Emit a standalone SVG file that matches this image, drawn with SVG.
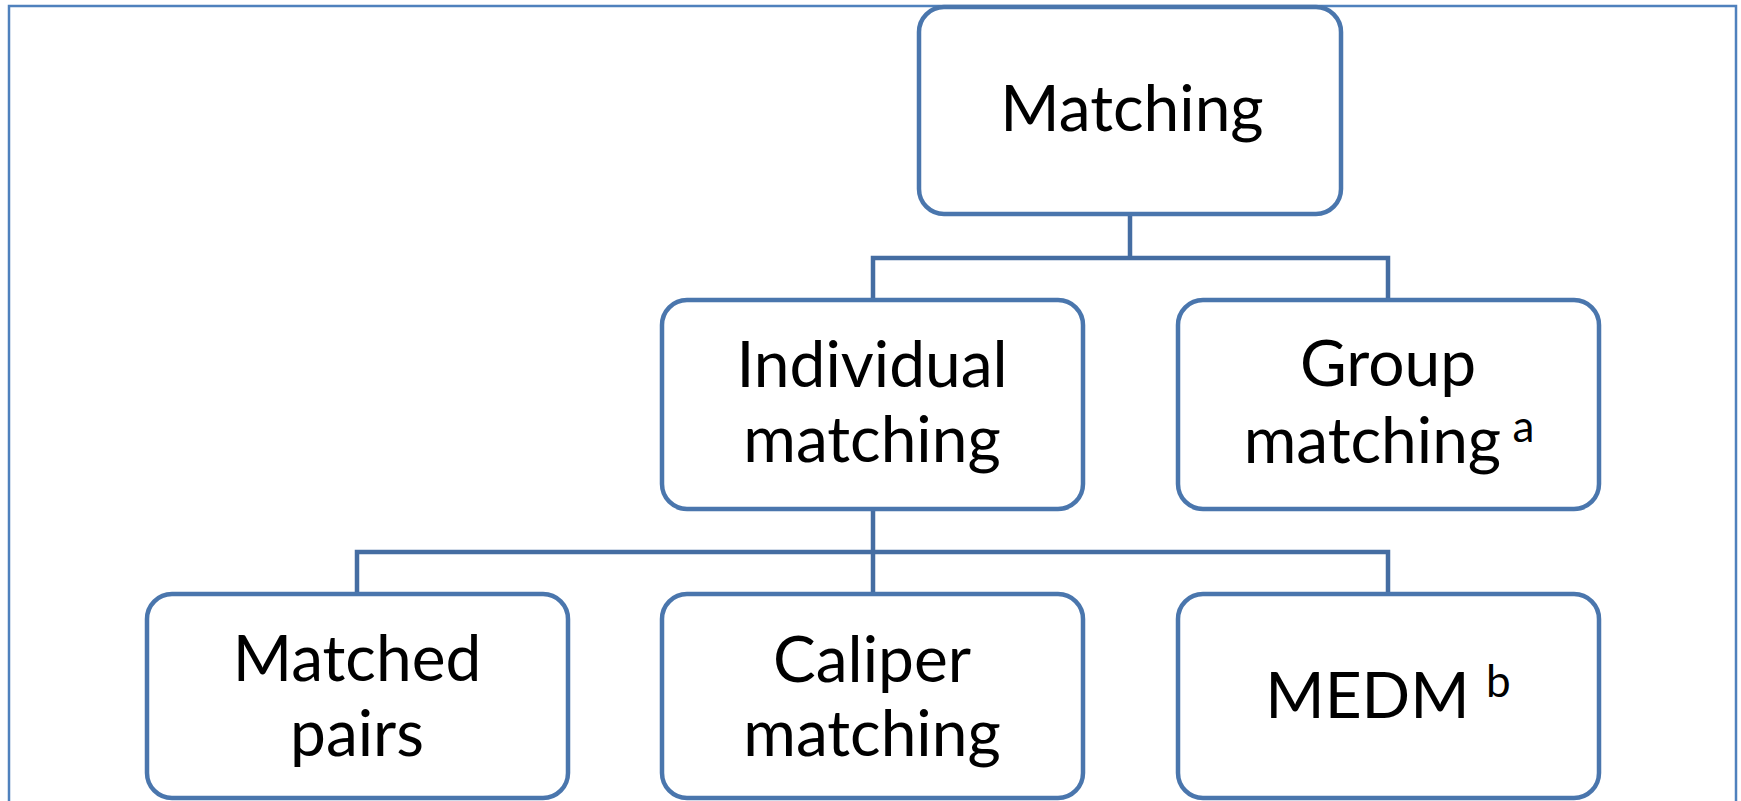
<svg xmlns="http://www.w3.org/2000/svg" width="1741" height="801" viewBox="0 0 1741 801">
<style>
.frame{fill:none;stroke:#4f81bd;stroke-width:2.5}
.box{fill:#ffffff;stroke:#4a76ad;stroke-width:4.5}
.conn{fill:none;stroke:#456da2;stroke-width:4.5}
.lbl{font-family:Lato,"Liberation Sans",sans-serif;font-size:64px;fill:#000;text-anchor:middle}
.sup{font-size:44px}
</style>
<rect width="1741" height="801" fill="#ffffff"/>
<rect class="frame" x="9" y="6" width="1727" height="820"/>
<g id="connectors">
<path class="conn" d="M1130,214 V258 M873,300 V258 H1388 V300"/>
<path class="conn" d="M873,510 V594 M357,594 V552 H1388 V594"/>
</g>
<g id="node-matching">
<rect class="box" x="919" y="7" width="422" height="207" rx="25"/>
<text class="lbl" x="1132" y="131">Matching</text>
</g>
<g id="node-individual">
<rect class="box" x="662" y="300" width="421" height="209" rx="25"/>
<text class="lbl" x="872" y="387">Individual</text>
<text class="lbl" x="872" y="462">matching</text>
</g>
<g id="node-group">
<rect class="box" x="1178" y="300" width="421" height="209" rx="25"/>
<text class="lbl" x="1388" y="386">Group</text>
<text class="lbl" x="1389" y="463">matching<tspan class="sup" dy="-21"> a</tspan></text>
</g>
<g id="node-matched-pairs">
<rect class="box" x="147" y="594" width="421" height="204" rx="25"/>
<text class="lbl" x="357" y="681">Matched</text>
<text class="lbl" x="357" y="756">pairs</text>
</g>
<g id="node-caliper">
<rect class="box" x="662" y="594" width="421" height="204" rx="25"/>
<text class="lbl" x="872" y="682">Caliper</text>
<text class="lbl" x="872" y="756">matching</text>
</g>
<g id="node-medm">
<rect class="box" x="1178" y="594" width="421" height="204" rx="25"/>
<text class="lbl" x="1388" y="718">MEDM <tspan class="sup" dy="-21">b</tspan></text>
</g>
</svg>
□ □ □
= WORK REQUIRED =
Return to the listing above and set it down exactly, leaving out its pictures.

= ANSWER FOR THE TASK =
Emit a standalone SVG file that matches this image, drawn with SVG.
<svg xmlns="http://www.w3.org/2000/svg" width="1741" height="801" viewBox="0 0 1741 801">
<style>
.frame{fill:none;stroke:#4f81bd;stroke-width:2.5}
.box{fill:#ffffff;stroke:#4a76ad;stroke-width:4.5}
.conn{fill:none;stroke:#456da2;stroke-width:4.5}
.lbl{font-family:Lato,"Liberation Sans",sans-serif;font-size:64px;fill:#000;text-anchor:middle}
.sup{font-size:44px}
</style>
<rect width="1741" height="801" fill="#ffffff"/>
<rect class="frame" x="9" y="6" width="1727" height="820"/>
<g id="connectors">
<path class="conn" d="M1130,214 V258 M873,300 V258 H1388 V300"/>
<path class="conn" d="M873,510 V594 M357,594 V552 H1388 V594"/>
</g>
<g id="node-matching">
<rect class="box" x="919" y="7" width="422" height="207" rx="25"/>
<text class="lbl" x="1132" y="131">Matching</text>
</g>
<g id="node-individual">
<rect class="box" x="662" y="300" width="421" height="209" rx="25"/>
<text class="lbl" x="872" y="387">Individual</text>
<text class="lbl" x="872" y="462">matching</text>
</g>
<g id="node-group">
<rect class="box" x="1178" y="300" width="421" height="209" rx="25"/>
<text class="lbl" x="1388" y="386">Group</text>
<text class="lbl" x="1389" y="463">matching<tspan class="sup" dy="-21"> a</tspan></text>
</g>
<g id="node-matched-pairs">
<rect class="box" x="147" y="594" width="421" height="204" rx="25"/>
<text class="lbl" x="357" y="681">Matched</text>
<text class="lbl" x="357" y="756">pairs</text>
</g>
<g id="node-caliper">
<rect class="box" x="662" y="594" width="421" height="204" rx="25"/>
<text class="lbl" x="872" y="682">Caliper</text>
<text class="lbl" x="872" y="756">matching</text>
</g>
<g id="node-medm">
<rect class="box" x="1178" y="594" width="421" height="204" rx="25"/>
<text class="lbl" x="1388" y="718">MEDM <tspan class="sup" dy="-21">b</tspan></text>
</g>
</svg>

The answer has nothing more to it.